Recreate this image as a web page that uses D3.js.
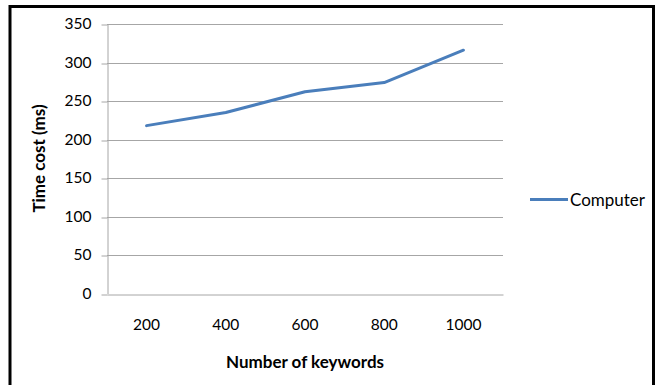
<!DOCTYPE html>
<html>
<head>
<meta charset="utf-8">
<script src="https://cdn.jsdelivr.net/npm/d3@7"></script>
<style>
  html, body { margin: 0; padding: 0; background: #fff; }
  svg { display: block; }
  text { font-family: Lato, "Open Sans", sans-serif; fill: #000; }
</style>
</head>
<body>
<svg id="chart" width="656" height="385"></svg>
<script>
// Time cost per keyword count
const categories = ["200", "400", "600", "800", "1000"];
const computerValues = [218, 235, 262, 274, 316];
const yTicks = [0, 50, 100, 150, 200, 250, 300, 350];
const seriesName = "Computer";

const svg = d3.select("#chart");
const W = 656, H = 385;

// outer frame
svg.append("rect")
  .attr("x", 10).attr("y", 6.5)
  .attr("width", 643.5).attr("height", H + 10)
  .attr("fill", "#fff")
  .attr("stroke", "#000").attr("stroke-width", 3);

const plot = { left: 107, right: 503, top: 24, bottom: 293.5 };

const x = d3.scaleBand().domain(categories).range([plot.left, plot.right]);
const y = d3.scaleLinear().domain([0, 350]).range([plot.bottom, plot.top]);

// horizontal gridlines
svg.append("g")
  .selectAll("line")
  .data(yTicks.filter(d => d > 0))
  .join("line")
  .attr("x1", plot.left).attr("x2", plot.right)
  .attr("y1", d => Math.round(y(d)) + 0.5).attr("y2", d => Math.round(y(d)) + 0.5)
  .attr("stroke", "#a6a6a6").attr("stroke-width", 1);

// y axis
const yAxis = svg.append("g")
  .attr("transform", `translate(${plot.left + 0.5},0)`)
  .call(d3.axisLeft(y).tickValues(yTicks).tickSize(6).tickPadding(10).tickSizeOuter(0));
yAxis.select(".domain").attr("stroke", "#a6a6a6");
yAxis.selectAll(".tick line").attr("stroke", "#a6a6a6")
  .attr("transform", (d) => `translate(0,${Math.round(y(d)) + 0.5 - y(d)})`);
yAxis.selectAll(".tick text").attr("font-size", 15.5).attr("fill", "#000")
  .style("font-family", "Lato, sans-serif");

// x axis
const xAxis = svg.append("g")
  .attr("transform", `translate(0,${Math.round(plot.bottom) + 0.5})`)
  .call(d3.axisBottom(x).tickSize(0).tickPadding(24).tickSizeOuter(0));
xAxis.select(".domain").attr("stroke", "#a6a6a6");
xAxis.selectAll(".tick text").attr("font-size", 15.5).attr("fill", "#000")
  .style("font-family", "Lato, sans-serif");

// data line
const line = d3.line()
  .x((d, i) => x(categories[i]) + x.bandwidth() / 2)
  .y(d => y(d));

svg.append("path")
  .datum(computerValues)
  .attr("d", line)
  .attr("fill", "none")
  .attr("stroke", "#4a7ebb")
  .attr("stroke-width", 3)
  .attr("stroke-linejoin", "round")
  .attr("stroke-linecap", "round");

// axis titles
svg.append("text")
  .attr("x", (plot.left + plot.right) / 2).attr("y", 368)
  .attr("text-anchor", "middle")
  .attr("font-size", 17).attr("font-weight", "bold")
  .text("Number of keywords");

svg.append("text")
  .attr("transform", "translate(45,158.5) rotate(-90)")
  .attr("text-anchor", "middle")
  .attr("font-size", 17).attr("font-weight", "bold")
  .text("Time cost (ms)");

// legend
const legend = svg.append("g").attr("transform", "translate(530,199.5)");
legend.append("line")
  .attr("x1", 0).attr("x2", 38).attr("y1", 0).attr("y2", 0)
  .attr("stroke", "#4a7ebb").attr("stroke-width", 3);
legend.append("text")
  .attr("x", 40).attr("y", 6)
  .attr("font-size", 17)
  .text(seriesName);
</script>
</body>
</html>
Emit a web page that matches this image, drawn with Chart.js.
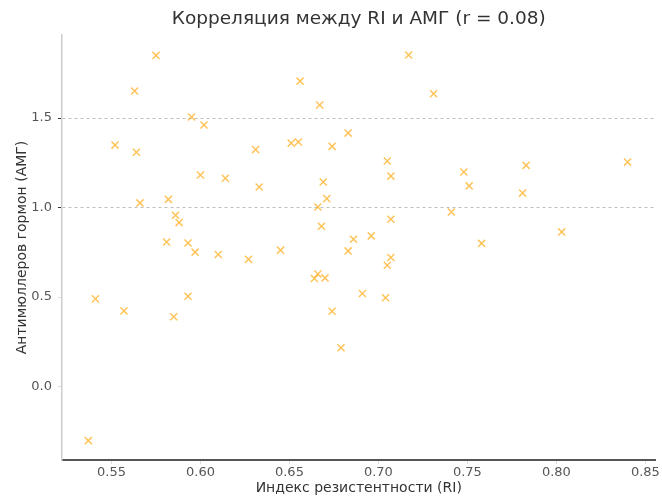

* * * * *

= THE EXERCISE =
Give the entries again word for word, but skip the pictures.

= COMPLETE OUTPUT =
Recreate this image as a web page that uses D3.js.
<!DOCTYPE html>
<html>
<head>
<meta charset="utf-8">
<script src="https://cdn.jsdelivr.net/npm/d3@7"></script>
<style>
  html, body { margin: 0; padding: 0; background: #fff; }
  svg { display: block; }
  text { font-family: Lato, "Open Sans", sans-serif; fill: #000; }
</style>
</head>
<body>
<svg id="chart" width="656" height="385"></svg>
<script>
// Time cost per keyword count
const categories = ["200", "400", "600", "800", "1000"];
const computerValues = [218, 235, 262, 274, 316];
const yTicks = [0, 50, 100, 150, 200, 250, 300, 350];
const seriesName = "Computer";

const svg = d3.select("#chart");
const W = 656, H = 385;

// outer frame
svg.append("rect")
  .attr("x", 10).attr("y", 6.5)
  .attr("width", 643.5).attr("height", H + 10)
  .attr("fill", "#fff")
  .attr("stroke", "#000").attr("stroke-width", 3);

const plot = { left: 107, right: 503, top: 24, bottom: 293.5 };

const x = d3.scaleBand().domain(categories).range([plot.left, plot.right]);
const y = d3.scaleLinear().domain([0, 350]).range([plot.bottom, plot.top]);

// horizontal gridlines
svg.append("g")
  .selectAll("line")
  .data(yTicks.filter(d => d > 0))
  .join("line")
  .attr("x1", plot.left).attr("x2", plot.right)
  .attr("y1", d => Math.round(y(d)) + 0.5).attr("y2", d => Math.round(y(d)) + 0.5)
  .attr("stroke", "#a6a6a6").attr("stroke-width", 1);

// y axis
const yAxis = svg.append("g")
  .attr("transform", `translate(${plot.left + 0.5},0)`)
  .call(d3.axisLeft(y).tickValues(yTicks).tickSize(6).tickPadding(10).tickSizeOuter(0));
yAxis.select(".domain").attr("stroke", "#a6a6a6");
yAxis.selectAll(".tick line").attr("stroke", "#a6a6a6")
  .attr("transform", (d) => `translate(0,${Math.round(y(d)) + 0.5 - y(d)})`);
yAxis.selectAll(".tick text").attr("font-size", 15.5).attr("fill", "#000")
  .style("font-family", "Lato, sans-serif");

// x axis
const xAxis = svg.append("g")
  .attr("transform", `translate(0,${Math.round(plot.bottom) + 0.5})`)
  .call(d3.axisBottom(x).tickSize(0).tickPadding(24).tickSizeOuter(0));
xAxis.select(".domain").attr("stroke", "#a6a6a6");
xAxis.selectAll(".tick text").attr("font-size", 15.5).attr("fill", "#000")
  .style("font-family", "Lato, sans-serif");

// data line
const line = d3.line()
  .x((d, i) => x(categories[i]) + x.bandwidth() / 2)
  .y(d => y(d));

svg.append("path")
  .datum(computerValues)
  .attr("d", line)
  .attr("fill", "none")
  .attr("stroke", "#4a7ebb")
  .attr("stroke-width", 3)
  .attr("stroke-linejoin", "round")
  .attr("stroke-linecap", "round");

// axis titles
svg.append("text")
  .attr("x", (plot.left + plot.right) / 2).attr("y", 368)
  .attr("text-anchor", "middle")
  .attr("font-size", 17).attr("font-weight", "bold")
  .text("Number of keywords");

svg.append("text")
  .attr("transform", "translate(45,158.5) rotate(-90)")
  .attr("text-anchor", "middle")
  .attr("font-size", 17).attr("font-weight", "bold")
  .text("Time cost (ms)");

// legend
const legend = svg.append("g").attr("transform", "translate(530,199.5)");
legend.append("line")
  .attr("x1", 0).attr("x2", 38).attr("y1", 0).attr("y2", 0)
  .attr("stroke", "#4a7ebb").attr("stroke-width", 3);
legend.append("text")
  .attr("x", 40).attr("y", 6)
  .attr("font-size", 17)
  .text(seriesName);
</script>
</body>
</html>
Emit a web page that matches this image, drawn with Chart.js.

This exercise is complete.